# TO DO
Give again, verbatim, the lines between the line that contains "Output the Python" and the line that contains "from matplotlib.lines import Line2D", counting both ends. Pictures are excluded from the copy.

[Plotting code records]
|---|
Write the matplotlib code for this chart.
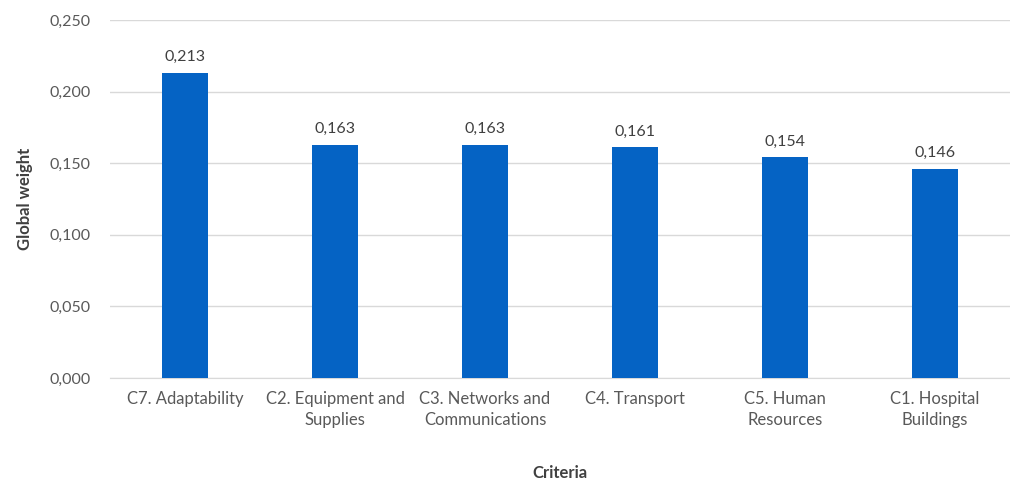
import matplotlib
matplotlib.use("Agg")
import matplotlib.pyplot as plt
import numpy as np

categories = ["C7. Adaptability", "C2. Equipment and\nSupplies", "C3. Networks and\nCommunications",
              "C4. Transport", "C5. Human\nResources", "C1. Hospital\nBuildings"]
values = [0.213, 0.163, 0.163, 0.161, 0.154, 0.146]
yticks = [0.0, 0.05, 0.10, 0.15, 0.20, 0.25]

plt.rcParams['font.family'] = ['Lato', 'DejaVu Sans']

fig = plt.figure(figsize=(10.1, 4.86), dpi=100)
ax = fig.add_axes([0.109, 0.222, 0.891, 0.737])
x = np.arange(len(categories))
ax.bar(x, values, width=0.31, color='#0563C4', zorder=3)
for xi, v in zip(x, values):
    ax.text(xi, v + 0.006, f"{v:.3f}".replace('.', ','), ha='center', va='bottom',
            fontsize=11.5, color='#404040')
ax.set_xlim(-0.5, len(categories) - 0.5)
ax.set_ylim(0, 0.25)
ax.set_yticks(yticks)
ax.set_yticklabels([f"{t:.3f}".replace('.', ',') for t in yticks], fontsize=11.5, color='#595959')
ax.set_xticks(x)
ax.set_xticklabels(categories, fontsize=12, color='#595959', linespacing=1.45)
ax.tick_params(axis='x', length=0, pad=9)
ax.tick_params(axis='y', length=0, pad=14)
ax.grid(axis='y', color='#D9D9D9', linewidth=1, zorder=0)
for s in ['top', 'right', 'left']:
    ax.spines[s].set_visible(False)
ax.spines['bottom'].set_color('#D9D9D9')
ax.set_ylabel("Global weight", fontsize=12, fontweight='bold', color='#404040', labelpad=12)
ax.set_xlabel("Criteria", fontsize=12, fontweight='bold', color='#404040', labelpad=26)
fig.savefig("out.png", dpi=100)
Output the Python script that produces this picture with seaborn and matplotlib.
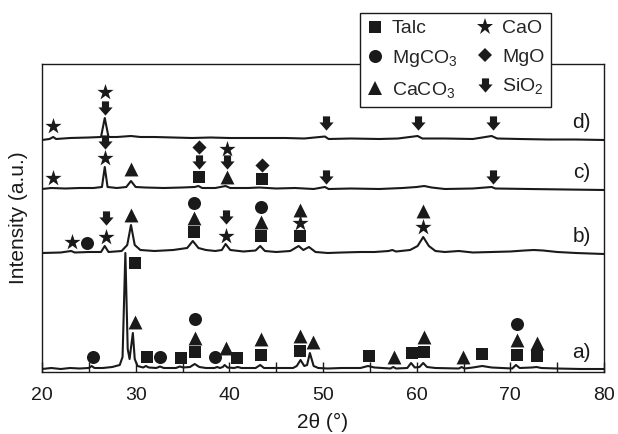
import numpy as np
import pandas as pd
import matplotlib.pyplot as plt
import seaborn as sns
from matplotlib.path import Path
from matplotlib.lines import Line2D

# ---- XRD traces (2theta, intensity above own baseline, a.u.) ----
A_2THETA = [20, 21, 22, 23, 24, 25.0, 25.3, 25.6, 26.5, 27.5, 28.3, 28.6, 28.9, 29.15, 29.35, 29.55, 29.7,
            29.9, 30.2, 30.8, 31.1, 31.4, 32.2, 32.6, 33.0, 34.3, 34.7, 35.1, 35.8, 36.3, 36.8, 37.5, 38.4,
            38.7, 39.0, 39.3, 39.5, 39.8, 40.5, 40.9, 41.3, 42.8, 43.3, 43.7, 46.8, 47.2, 47.6, 48.0, 48.3,
            48.6, 49.0, 49.5, 50.5, 52, 54.0, 54.8, 55.5, 57.2, 57.5, 57.8, 59.0, 59.4, 59.8, 60.3, 60.7,
            61.1, 62.0, 64.5, 64.8, 65.1, 66.0, 67.0, 68.0, 70.2, 70.6, 71.0, 72.3, 72.8, 73.3, 75, 77.5, 80]
A_INT = [0, 1, 0, 1, 0.5, 1, 3, 1, 1, 2, 4, 12, 116, 20, 10, 25, 36,
         10, 3, 1.5, 3, 1.5, 1, 2.5, 1, 1, 2.5, 1.5, 2, 5, 2, 1, 1,
         2, 1, 2, 4, 1.5, 1, 2, 1, 1, 4, 1, 1, 3, 9, 3, 4,
         16, 3, 1, 0.5, 1, 1, 3, 1.5, 0.5, 2, 0.5, 1, 6, 1.5, 2, 6,
         2, 1, 0.5, 2, 0.5, 1.5, 3, 1.5, 0.5, 4, 1, 1.5, 2, 1, 0.5, 0, 0]

B_2THETA = [20, 22, 23.1, 23.5, 25, 26.3, 26.7, 27.1, 28.5, 29.1, 29.5, 29.9, 30.5, 32, 34, 35.5, 36.1,
            36.7, 37.5, 38.5, 39.2, 39.6, 40.1, 41.5, 42.8, 43.3, 43.8, 45, 46.5, 47.4, 47.9, 48.5, 49.2,
            50.5, 52, 54, 55.5, 57.0, 57.4, 57.8, 59.3, 60.1, 60.7, 61.3, 62, 63, 64.5, 66, 68, 70, 71.5,
            72.5, 73.5, 75, 77, 80]
B_INT = [0, 0.5, 2, 0.5, 1, 1, 7, 1, 2, 8, 28, 8, 3, 2, 3, 5, 12,
         5, 3, 2, 3, 9, 3, 1.5, 2.5, 7, 2, 1, 2, 7, 3, 6, 1,
         0, 0.5, 1, 1, 2, 3, 1.5, 3, 7, 16, 7, 2, 1, 2, 0.5, 1, 1.5, 2.5,
         3, 2.5, 1, 0, -1]

C_2THETA = [20, 21, 22.5, 24, 25.5, 26.4, 26.7, 27.0, 28, 29.0, 29.5, 30.0, 31, 33, 35, 36.3, 36.7,
            37.1, 38.5, 39.6, 40.1, 42, 43.2, 45, 47, 49, 50.2, 50.6, 53, 56, 58.5, 60, 60.8, 61.6, 63,
            66, 68.0, 68.4, 72, 76, 80]
C_INT = [0, 1, 0.5, 1, 1, 2, 22, 2, 1, 2, 8, 2, 1.5, 1, 1.5, 2, 3,
         1, 1, 3, 1, 1, 1.5, 0.5, 1, 0, 2, 0, 0.5, 0, 1, 2, 3, 1.5, 0,
         0.5, 2, 0.5, 0, -0.5, -1]

D_2THETA = [20, 20.8, 21.2, 21.5, 23, 25, 26.3, 26.7, 27.1, 28, 29.5, 30.5, 32, 34, 36, 38, 40, 43, 46,
            48, 50.2, 50.6, 53, 56, 58, 60.1, 60.6, 63, 66, 68.0, 68.6, 71, 74, 77, 80]
D_INT = [-1, 0, 2, 0, 1, 1.5, 2, 21, 2, 2, 3, 2, 2, 1.5, 1, 1.5, 1, 1, 1,
         0.5, 2.5, 0, 0.5, 0, 0.5, 3, 0.5, 0.5, 0, 3, 0.5, 0, -0.5, -0.5, -1]

SAMPLES = ['a)', 'b)', 'c)', 'd)']

# ---- phase markers: phase, 2theta, height above the trace baseline ----
A_MARK_PHASE = ['MgCO3', 'Talc', 'CaCO3', 'Talc', 'MgCO3', 'Talc', 'MgCO3', 'CaCO3', 'Talc', 'MgCO3',
                'CaCO3', 'Talc', 'CaCO3', 'Talc', 'CaCO3', 'Talc', 'CaCO3', 'Talc', 'CaCO3', 'Talc',
                'CaCO3', 'Talc', 'CaCO3', 'Talc', 'MgCO3', 'CaCO3', 'Talc', 'CaCO3', 'Talc']
A_MARK_POS = [25.4, 29.9, 29.9, 31.2, 32.6, 34.8, 36.3, 36.3, 36.3, 38.5,
              39.6, 40.8, 43.4, 43.4, 47.5, 47.5, 48.9, 54.9, 57.6, 59.5,
              60.8, 60.8, 64.9, 67.0, 70.7, 70.7, 70.7, 72.8, 72.8]
A_MARK_H = [12, 106, 47, 12, 12, 11, 50, 31, 17, 12,
            21, 11, 30, 14, 33, 18, 27, 13, 12, 16,
            32, 17, 12, 15, 45, 29, 14, 26, 13]

B_MARK_PHASE = ['CaO', 'MgCO3', 'SiO2', 'CaO', 'CaCO3', 'MgCO3', 'CaCO3', 'Talc', 'SiO2', 'CaO',
                'MgCO3', 'CaCO3', 'Talc', 'CaCO3', 'CaO', 'Talc', 'CaCO3', 'CaO']
B_MARK_POS = [23.2, 24.8, 26.8, 26.8, 29.5, 36.2, 36.2, 36.2, 39.6, 39.6,
              43.4, 43.4, 43.4, 47.5, 47.5, 47.5, 60.7, 60.7]
B_MARK_H = [11, 10, 35, 16, 38, 50, 35, 21, 36, 17,
            46, 31, 17, 43, 30, 17, 42, 26]

C_MARK_PHASE = ['CaO', 'SiO2', 'CaO', 'CaCO3', 'MgO', 'SiO2', 'Talc', 'CaO', 'SiO2', 'CaCO3',
                'MgO', 'Talc', 'SiO2', 'SiO2']
C_MARK_POS = [21.2, 26.7, 26.7, 29.5, 36.8, 36.8, 36.8, 39.8, 39.8, 39.8,
              43.5, 43.5, 50.3, 68.2]
C_MARK_H = [11, 47, 31, 20, 42, 27, 12, 40, 27, 12,
            24, 10, 12, 12]

D_MARK_PHASE = ['CaO', 'CaO', 'SiO2', 'SiO2', 'SiO2', 'SiO2']
D_MARK_POS = [21.2, 26.7, 26.7, 50.3, 60.1, 68.2]
D_MARK_H = [13, 47, 31, 16, 16, 16]

PHASES = ['Talc', 'MgCO3', 'CaCO3', 'CaO', 'MgO', 'SiO2']
PHASE_LABELS = ['Talc', 'MgCO$_3$', 'CaCO$_3$', 'CaO', 'MgO', 'SiO$_2$']

# vertical stacking of the traces
OFFSETS = [3, 119, 183, 233]

# thick down arrow used for SiO2
ARROW = Path([(-0.5, 1.0), (0.5, 1.0), (0.5, 0.15), (1.0, 0.15), (0.0, -1.0),
              (-1.0, 0.15), (-0.5, 0.15), (-0.5, 1.0)], closed=True)
MARKERS = {'Talc': 's', 'MgCO3': 'o', 'CaCO3': '^', 'CaO': '*', 'MgO': 'D', 'SiO2': ARROW}
SIZES = {'Talc': 75, 'MgCO3': 88, 'CaCO3': 100, 'CaO': 150, 'MgO': 52, 'SiO2': 105}
INK = '#1a1a1a'


def main():
    sns.set_theme(style='ticks')
    plt.rcParams['font.family'] = ['Liberation Sans', 'DejaVu Sans']
    plt.rcParams['mathtext.fontset'] = 'custom'
    plt.rcParams['mathtext.rm'] = 'Liberation Sans'
    plt.rcParams['mathtext.it'] = 'Liberation Sans:italic'

    fig = plt.figure(figsize=(6.18, 4.34), dpi=100)
    ax = fig.add_axes([42 / 618, 1 - 372 / 434, 562 / 618, 308 / 434])

    traces = [(A_2THETA, A_INT), (B_2THETA, B_INT), (C_2THETA, C_INT), (D_2THETA, D_INT)]
    marks = [(A_MARK_PHASE, A_MARK_POS, A_MARK_H), (B_MARK_PHASE, B_MARK_POS, B_MARK_H),
             (C_MARK_PHASE, C_MARK_POS, C_MARK_H), (D_MARK_PHASE, D_MARK_POS, D_MARK_H)]

    for name, off, (tx, ty), (mp, mx, mh) in zip(SAMPLES, OFFSETS, traces, marks):
        y = np.array(ty, dtype=float) + off
        sns.lineplot(x=tx, y=y, ax=ax, color=INK, linewidth=1.5,
                     estimator=None, sort=False)
        df = pd.DataFrame({'phase': mp, 'x': mx, 'y': np.array(mh, dtype=float) + off})
        for ph in PHASES:
            sub = df[df['phase'] == ph]
            if sub.empty:
                continue
            sns.scatterplot(data=sub, x='x', y='y', ax=ax, marker=MARKERS[ph], s=SIZES[ph],
                            color=INK, linewidth=0, zorder=3)
        ax.text(77.6, off + 16, name, fontsize=15, ha='center', va='center', color=INK)

    ax.set_xlim(20, 80)
    ax.set_ylim(0, 308)
    ax.set_xticks(range(20, 81, 10))
    ax.set_xticks(range(25, 80, 10), minor=True)
    ax.set_yticks([])
    ax.tick_params(axis='x', which='both', direction='in', length=7, width=1, pad=11,
                   labelsize=14, colors=INK, top=False)
    for sp in ax.spines.values():
        sp.set_linewidth(1.0)
        sp.set_color(INK)
    ax.set_xlabel('2θ (°)', fontsize=15, labelpad=6, color=INK)
    ax.set_ylabel('Intensity (a.u.)', fontsize=15, labelpad=10, color=INK)

    handles = []
    for ph, lab in zip(PHASES, PHASE_LABELS):
        handles.append(Line2D([], [], linestyle='none', marker=MARKERS[ph], color=INK,
                              markersize=np.sqrt(SIZES[ph]), markeredgewidth=0, label=lab))
    leg = fig.legend(handles=handles, ncol=2, loc='upper left',
                     bbox_to_anchor=(360 / 618, 1 - 13 / 434), borderaxespad=0,
                     fontsize=14, frameon=True, fancybox=False, handlelength=0.8,
                     handletextpad=0.5, columnspacing=1.0, labelspacing=0.55,
                     borderpad=0.35, framealpha=1)
    leg.get_frame().set_edgecolor(INK)
    leg.get_frame().set_linewidth(1.0)

    fig.savefig('out.png', dpi=100)


if __name__ == '__main__':
    main()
|---|
# EXPECTED ANSWER
Output the Python script that produces this picture with seaborn and matplotlib.
import numpy as np
import pandas as pd
import matplotlib.pyplot as plt
import seaborn as sns
from matplotlib.path import Path
from matplotlib.lines import Line2D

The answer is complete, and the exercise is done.